Work to be completed:
Print, word for word, the opening line of the data below and every line after it through the line that contains "freq = np.round(np.linspace(5.45, 5.80, 176), 4)", but not the pictures.
-------------------------
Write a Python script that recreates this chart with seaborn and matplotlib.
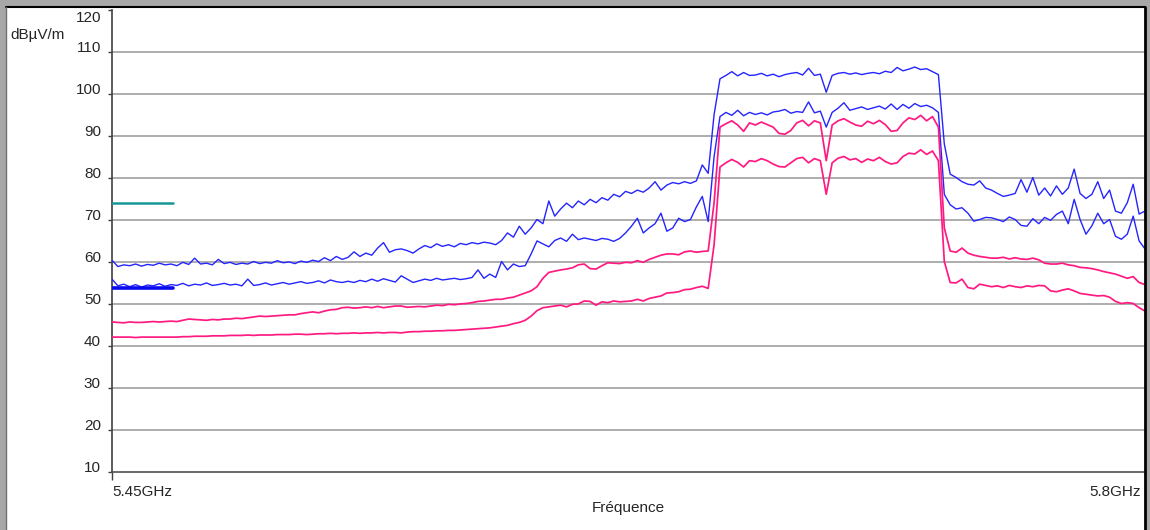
import numpy as np
import pandas as pd
import seaborn as sns
import matplotlib.pyplot as plt
from matplotlib.patches import Rectangle
from matplotlib.lines import Line2D
from matplotlib.transforms import ScaledTranslation

# frequences (GHz) - balayage 5.45 -> 5.8 GHz, pas de 2 MHz
freq = np.round(np.linspace(5.45, 5.80, 176), 4)

# trace bleue haute (crete)
bleu_haut = [
    60.3, 58.8, 59.2, 59.0, 59.4, 58.9, 59.3, 59.1, 59.6, 59.2,
    59.4, 59.0, 59.8, 59.3, 60.8, 59.4, 59.6, 59.2, 60.5, 59.5,
    59.8, 59.3, 59.6, 59.4, 60.0, 59.5, 59.8, 59.6, 60.2, 59.7,
    59.9, 59.5, 60.1, 59.8, 60.3, 60.0, 60.9, 60.2, 61.2, 60.5,
    61.0, 62.3, 61.2, 62.0, 61.5, 63.2, 64.5, 62.2, 62.8, 63.0,
    62.6, 62.0, 63.0, 63.8, 63.3, 64.2, 63.6, 64.0, 63.5, 64.3,
    64.0, 64.5, 64.2, 64.6, 64.4, 64.0, 65.0, 66.8, 65.8, 68.4,
    66.5, 68.0, 70.0, 69.0, 74.4, 70.8, 72.5, 73.9, 72.8, 74.4,
    73.5, 74.8, 74.0, 75.2, 74.6, 76.0, 75.4, 76.7, 76.2, 77.0,
    76.5, 77.5, 79.0, 77.0, 78.2, 78.8, 78.5, 79.0, 78.6, 79.2,
    83.0, 81.0, 95.0, 103.5, 104.3, 105.2, 104.2, 105.0, 104.3, 104.4,
    104.8, 104.2, 104.6, 104.0, 104.5, 104.8, 105.0, 104.4, 106.0, 104.3,
    104.6, 100.3, 104.3, 104.8, 105.0, 104.6, 104.9, 104.5, 104.8, 105.0,
    104.7, 105.3, 105.0, 106.2, 105.4, 105.8, 106.3, 105.7, 105.9, 105.2,
    104.5, 88.0, 80.8, 80.0, 79.0, 78.4, 78.2, 79.2, 77.5, 77.0,
    76.2, 75.5, 75.8, 76.2, 79.5, 76.5, 80.0, 75.8, 77.5, 75.6,
    78.0, 76.0, 77.5, 82.0, 76.2, 75.0, 76.0, 79.0, 75.0, 77.0,
    72.0, 71.5, 74.0, 78.4, 71.3, 72.0,
]

# trace bleue basse (moyenne)
bleu_bas = [
    55.8, 54.2, 54.6, 54.0, 54.5, 53.9, 54.4, 54.2, 54.7, 54.1,
    54.5, 54.3, 54.8, 54.2, 54.6, 54.4, 54.9, 54.3, 54.5, 54.8,
    54.4, 54.6, 54.2, 55.8, 54.3, 54.5, 54.9, 54.4, 54.7, 55.0,
    54.6, 54.9, 55.2, 54.8, 55.0, 55.4, 54.9, 55.6, 55.2, 55.0,
    55.3, 55.0, 55.5, 55.2, 55.8, 55.3, 55.9, 55.5, 55.1, 56.6,
    55.8, 55.0, 55.4, 55.8, 55.5, 56.0, 55.6, 55.8, 56.0, 55.7,
    55.9, 56.2, 58.0, 56.0, 57.0, 56.2, 60.0, 58.0, 59.4, 58.8,
    59.0, 61.8, 64.9, 64.2, 63.5, 65.0, 65.6, 64.8, 66.5, 65.2,
    65.6, 65.3, 65.0, 65.5, 65.3, 64.8, 65.5, 66.8, 68.4, 70.3,
    66.8, 68.0, 69.0, 71.5, 67.2, 68.0, 70.3, 69.5, 70.0, 73.0,
    75.5, 69.5, 85.0, 94.5, 95.5, 94.8, 96.0, 94.7, 95.5, 95.0,
    95.4, 94.9, 95.6, 95.8, 96.2, 95.3, 95.7, 95.5, 98.0, 95.4,
    95.8, 92.0, 95.5, 96.5, 97.8, 96.0, 96.4, 96.8, 96.2, 96.6,
    97.0, 96.3, 97.5, 96.2, 97.4, 96.5, 97.6, 96.9, 97.2, 96.6,
    95.5, 76.0, 73.5, 72.5, 72.8, 71.5, 69.6, 70.0, 70.5, 70.4,
    70.0, 69.5, 70.6, 70.0, 68.6, 68.4, 70.2, 69.0, 70.5, 69.8,
    71.2, 72.0, 69.0, 74.8, 70.0, 66.5, 68.5, 71.5, 69.0, 70.0,
    66.0, 65.3, 66.5, 70.8, 64.9, 63.0,
]

# trace rose haute
rose_haut = [
    45.6, 45.5, 45.4, 45.6, 45.5, 45.5, 45.6, 45.7, 45.6, 45.7,
    45.8, 45.7, 46.0, 46.3, 46.2, 46.1, 46.0, 46.2, 46.1, 46.3,
    46.3, 46.5, 46.4, 46.6, 46.8, 47.0, 46.9, 47.0, 47.1, 47.2,
    47.3, 47.3, 47.6, 47.8, 48.0, 47.8, 48.2, 48.5, 48.6, 49.0,
    49.1, 48.9, 49.0, 49.2, 49.0, 49.3, 49.0, 49.2, 49.4, 49.4,
    49.1, 49.2, 49.3, 49.2, 49.4, 49.6, 49.5, 49.8, 49.7, 49.9,
    50.0, 50.2, 50.5, 50.6, 50.8, 51.0, 51.0, 51.3, 51.5, 52.0,
    52.5, 53.0, 54.0, 56.0, 57.4, 57.7, 58.0, 58.2, 58.5, 59.2,
    59.4, 58.3, 58.2, 59.0, 59.7, 59.6, 59.5, 59.8, 59.7, 60.2,
    59.8, 60.5, 61.0, 61.5, 61.8, 61.8, 61.6, 62.3, 62.5, 62.2,
    62.4, 62.5, 74.0, 92.0, 92.8, 93.5, 92.5, 91.0, 93.0, 92.5,
    93.2, 92.6, 92.0, 90.5, 90.3, 91.2, 93.0, 93.6, 92.3, 93.5,
    93.0, 84.0, 92.5, 93.5, 94.0, 93.2, 92.5, 92.2, 93.4, 92.8,
    93.6, 92.6, 91.0, 91.2, 93.0, 94.2, 93.8, 94.8, 93.5, 94.5,
    92.0, 68.0, 62.5, 62.2, 63.2, 62.0, 61.5, 61.2, 61.0, 60.8,
    60.8, 61.0, 60.6, 60.9, 60.6, 60.5, 60.8, 60.4, 59.6, 59.4,
    59.4, 59.6, 59.2, 59.0, 58.6, 58.5, 58.3, 58.0, 57.6, 57.3,
    57.0, 56.5, 56.0, 56.4, 55.0, 54.5,
]

# trace rose basse
rose_bas = [
    42.0, 42.0, 42.0, 42.0, 41.9, 42.0, 42.0, 42.0, 42.0, 42.0,
    42.0, 42.0, 42.1, 42.1, 42.2, 42.2, 42.2, 42.3, 42.3, 42.3,
    42.4, 42.4, 42.4, 42.5, 42.4, 42.5, 42.5, 42.5, 42.6, 42.6,
    42.6, 42.7, 42.7, 42.6, 42.7, 42.8, 42.8, 42.9, 42.8, 42.9,
    42.9, 43.0, 42.9, 43.0, 43.0, 43.1, 43.0, 43.1, 43.1, 43.0,
    43.2, 43.3, 43.3, 43.4, 43.4, 43.5, 43.5, 43.6, 43.6, 43.7,
    43.8, 43.9, 44.0, 44.1, 44.2, 44.4, 44.6, 44.8, 45.2, 45.5,
    46.0, 47.0, 48.3, 49.0, 49.2, 49.4, 49.6, 49.2, 49.8, 49.9,
    50.6, 50.5, 49.6, 50.4, 50.2, 50.6, 50.4, 50.5, 50.6, 51.0,
    50.6, 51.2, 51.5, 51.8, 52.5, 52.6, 52.8, 53.3, 53.4, 53.8,
    54.1, 53.6, 64.0, 82.5, 83.5, 84.3, 83.6, 82.5, 84.0, 83.8,
    84.5, 84.0, 83.2, 82.6, 82.5, 83.5, 84.5, 84.8, 83.5, 84.5,
    84.0, 76.0, 83.5, 84.6, 85.0, 84.2, 84.5, 83.6, 84.4, 84.0,
    84.8, 83.8, 83.2, 83.5, 85.0, 85.8, 85.6, 86.6, 85.5, 86.3,
    84.0, 60.0, 55.0, 54.9, 55.8, 53.8, 53.5, 54.6, 54.3, 54.0,
    54.2, 53.8, 54.3, 54.0, 53.8, 54.2, 54.0, 54.3, 54.2, 53.0,
    52.8, 53.2, 53.5, 53.0, 52.4, 52.2, 52.0, 51.8, 51.9, 51.5,
    50.5, 50.0, 50.2, 50.0, 49.0, 48.2,
]

# petits segments de limite en haut a gauche
limite_freq = [5.45, 5.4707]
limite_crete = [73.9, 73.9]
limite_moy = [53.8, 53.8]

y_ticks = [10, 20, 30, 40, 50, 60, 70, 80, 90, 100, 110, 120]

df = pd.DataFrame({
    "freq": np.tile(freq, 4),
    "niveau": bleu_haut + bleu_bas + rose_haut + rose_bas,
    "trace": ["bh"] * 176 + ["bb"] * 176 + ["rh"] * 176 + ["rb"] * 176,
})
couleurs = {"bh": "#2424ff", "bb": "#2424ff", "rh": "#ff1a82", "rb": "#ff1a82"}
epaisseurs = {"bh": 1.0, "bb": 1.0, "rh": 1.25, "rb": 1.25}

sns.set_style("white")
plt.rcParams["font.family"] = ["Liberation Sans", "DejaVu Sans"]

fig = plt.figure(figsize=(11.5, 5.3), dpi=100, facecolor="#a8a8a8")
W, H = 1150, 530
# zone blanche du cadre
fig.patches.append(Rectangle((6 / W, 0), (1145 - 6) / W, (H - 7) / H,
                             transform=fig.transFigure, facecolor="white",
                             edgecolor="none", zorder=-5))
fig.lines.append(Line2D([6 / W, 1145 / W], [(H - 7) / H] * 2, transform=fig.transFigure,
                        color="black", lw=1.5, zorder=5))
fig.lines.append(Line2D([1145 / W] * 2, [0, (H - 7) / H], transform=fig.transFigure,
                        color="black", lw=2, zorder=5))
fig.lines.append(Line2D([5.5 / W] * 2, [0, (H - 7) / H], transform=fig.transFigure,
                        color="#707070", lw=1, zorder=5))

ax = fig.add_axes([112 / W, (H - 471.5) / H, (1145 - 112) / W, (471.5 - 9.5) / H])
ax.set_facecolor("none")

for t in ["bh", "bb", "rh", "rb"]:
    sub = df[df["trace"] == t]
    sns.lineplot(data=sub, x="freq", y="niveau", ax=ax, color=couleurs[t],
                 lw=epaisseurs[t], estimator=None, legend=False, zorder=3)

ax.plot(limite_freq, limite_crete, color="#169696", lw=1.8, zorder=4)
ax.plot(limite_freq, limite_moy, color="#0a0af0", lw=2.6, zorder=4)

ax.set_xlim(5.45, 5.80)
ax.set_ylim(10, 120)
ax.set_yticks(y_ticks)
ax.set_xticks([5.45, 5.80])
ax.set_xticklabels(["5.45GHz", "5.8GHz"])
for g in y_ticks[1:-1]:
    ax.axhline(g, color="#a0a0a0", lw=1.2, zorder=1)

for s in ["top", "right"]:
    ax.spines[s].set_visible(False)
ax.spines["left"].set_color("#404040")
ax.spines["bottom"].set_color("#505050")
ax.spines["left"].set_linewidth(1.2)
ax.spines["bottom"].set_linewidth(1.2)

ax.tick_params(axis="y", direction="out", length=3, width=1, color="#404040",
               labelsize=11, pad=5, left=True)
ax.tick_params(axis="x", direction="out", length=6, width=1, color="#404040",
               labelsize=11, pad=4, bottom=True)
for lab, v in zip(ax.get_yticklabels(), y_ticks):
    dy = -7 if v == 120 else 5
    lab.set_transform(lab.get_transform() + ScaledTranslation(0, dy / 100, fig.dpi_scale_trans))
xl = ax.get_xticklabels()
xl[0].set_ha("left")
xl[1].set_ha("right")
xl[1].set_transform(xl[1].get_transform() + ScaledTranslation(-4 / 100, 0, fig.dpi_scale_trans))
xt = ax.xaxis.get_major_ticks()
xt[1].tick1line.set_visible(False)

ax.set_xlabel("Fréquence", fontsize=11, labelpad=1)
ax.set_ylabel("")
fig.text(10 / W, (H - 35) / H, "dBµV/m", fontsize=11, va="center", ha="left")

fig.savefig("out.png", dpi=100, facecolor=fig.get_facecolor())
-------------------------
Result:
Write a Python script that recreates this chart with seaborn and matplotlib.
import numpy as np
import pandas as pd
import seaborn as sns
import matplotlib.pyplot as plt
from matplotlib.patches import Rectangle
from matplotlib.lines import Line2D
from matplotlib.transforms import ScaledTranslation

# frequences (GHz) - balayage 5.45 -> 5.8 GHz, pas de 2 MHz
freq = np.round(np.linspace(5.45, 5.80, 176), 4)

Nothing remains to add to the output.